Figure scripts

---+---

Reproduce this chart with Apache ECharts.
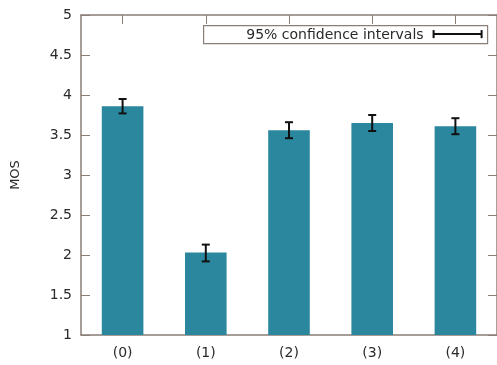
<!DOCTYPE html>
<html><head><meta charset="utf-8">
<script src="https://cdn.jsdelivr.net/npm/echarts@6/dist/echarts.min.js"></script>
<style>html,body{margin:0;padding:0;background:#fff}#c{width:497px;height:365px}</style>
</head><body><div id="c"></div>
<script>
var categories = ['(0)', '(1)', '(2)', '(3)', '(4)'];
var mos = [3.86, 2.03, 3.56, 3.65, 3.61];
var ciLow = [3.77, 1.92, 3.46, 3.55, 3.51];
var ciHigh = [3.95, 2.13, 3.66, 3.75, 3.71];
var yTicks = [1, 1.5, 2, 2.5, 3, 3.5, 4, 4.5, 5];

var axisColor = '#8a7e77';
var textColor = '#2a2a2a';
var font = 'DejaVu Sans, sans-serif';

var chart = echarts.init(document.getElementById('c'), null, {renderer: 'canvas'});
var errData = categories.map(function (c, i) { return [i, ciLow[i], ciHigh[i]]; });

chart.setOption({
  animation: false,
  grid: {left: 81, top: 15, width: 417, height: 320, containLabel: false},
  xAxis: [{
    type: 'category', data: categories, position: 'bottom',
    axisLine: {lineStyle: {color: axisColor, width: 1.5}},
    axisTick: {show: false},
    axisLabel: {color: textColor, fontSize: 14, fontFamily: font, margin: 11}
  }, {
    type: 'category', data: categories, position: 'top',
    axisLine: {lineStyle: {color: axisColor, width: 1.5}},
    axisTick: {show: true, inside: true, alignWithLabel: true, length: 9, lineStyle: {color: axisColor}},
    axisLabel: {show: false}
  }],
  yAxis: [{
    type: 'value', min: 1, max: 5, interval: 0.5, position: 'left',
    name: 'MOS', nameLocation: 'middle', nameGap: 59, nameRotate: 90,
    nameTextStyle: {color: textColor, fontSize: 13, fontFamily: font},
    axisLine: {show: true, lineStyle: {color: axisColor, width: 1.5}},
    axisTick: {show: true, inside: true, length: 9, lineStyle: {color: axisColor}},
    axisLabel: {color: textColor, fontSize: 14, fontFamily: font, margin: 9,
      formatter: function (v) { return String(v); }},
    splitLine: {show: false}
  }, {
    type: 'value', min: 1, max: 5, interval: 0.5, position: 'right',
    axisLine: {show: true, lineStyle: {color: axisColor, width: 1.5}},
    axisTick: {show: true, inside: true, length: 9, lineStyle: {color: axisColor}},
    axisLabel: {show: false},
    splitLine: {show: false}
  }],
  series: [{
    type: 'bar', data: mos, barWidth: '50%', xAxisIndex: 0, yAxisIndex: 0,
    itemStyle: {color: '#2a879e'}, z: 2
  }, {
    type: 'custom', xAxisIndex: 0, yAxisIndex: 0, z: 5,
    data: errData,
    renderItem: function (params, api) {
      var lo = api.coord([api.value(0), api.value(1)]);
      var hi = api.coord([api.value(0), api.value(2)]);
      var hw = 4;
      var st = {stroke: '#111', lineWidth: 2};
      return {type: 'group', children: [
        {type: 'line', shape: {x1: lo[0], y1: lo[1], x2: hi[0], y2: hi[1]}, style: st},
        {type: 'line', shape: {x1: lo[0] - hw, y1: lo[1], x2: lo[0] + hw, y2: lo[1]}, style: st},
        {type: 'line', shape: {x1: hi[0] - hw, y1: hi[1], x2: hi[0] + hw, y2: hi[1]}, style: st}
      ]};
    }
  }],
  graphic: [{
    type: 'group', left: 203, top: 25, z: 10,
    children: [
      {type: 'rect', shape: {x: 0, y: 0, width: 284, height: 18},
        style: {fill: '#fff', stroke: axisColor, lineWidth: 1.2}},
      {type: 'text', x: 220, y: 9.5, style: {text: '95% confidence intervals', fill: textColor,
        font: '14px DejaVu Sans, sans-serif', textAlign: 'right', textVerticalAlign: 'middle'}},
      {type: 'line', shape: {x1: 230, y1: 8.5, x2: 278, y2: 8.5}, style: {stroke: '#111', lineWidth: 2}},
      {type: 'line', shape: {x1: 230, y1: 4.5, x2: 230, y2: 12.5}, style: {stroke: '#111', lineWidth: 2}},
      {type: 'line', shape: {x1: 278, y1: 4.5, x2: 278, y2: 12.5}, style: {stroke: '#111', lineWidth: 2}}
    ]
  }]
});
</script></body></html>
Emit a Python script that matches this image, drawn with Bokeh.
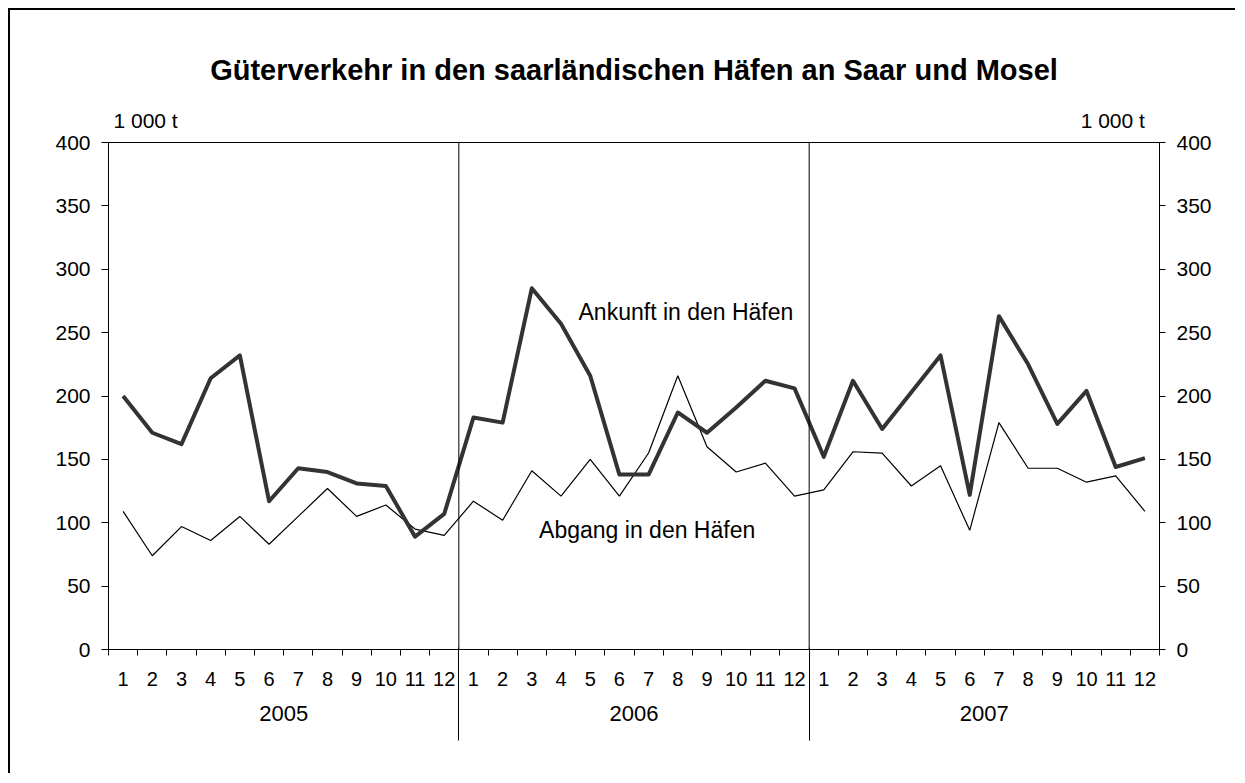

---+---

STATED PROBLEM
Leave the pictures out and reproduce exactly the lines from the top of the listing above through the line with "var font = 'DejaVu Sans, sans-serif';".

EXERCISE RESULT
Reproduce this chart with Apache ECharts.
<!DOCTYPE html>
<html><head><meta charset="utf-8">
<script src="https://cdn.jsdelivr.net/npm/echarts@6/dist/echarts.min.js"></script>
<style>html,body{margin:0;padding:0;background:#fff}#c{width:497px;height:365px}</style>
</head><body><div id="c"></div>
<script>
var categories = ['(0)', '(1)', '(2)', '(3)', '(4)'];
var mos = [3.86, 2.03, 3.56, 3.65, 3.61];
var ciLow = [3.77, 1.92, 3.46, 3.55, 3.51];
var ciHigh = [3.95, 2.13, 3.66, 3.75, 3.71];
var yTicks = [1, 1.5, 2, 2.5, 3, 3.5, 4, 4.5, 5];

var axisColor = '#8a7e77';
var textColor = '#2a2a2a';
var font = 'DejaVu Sans, sans-serif';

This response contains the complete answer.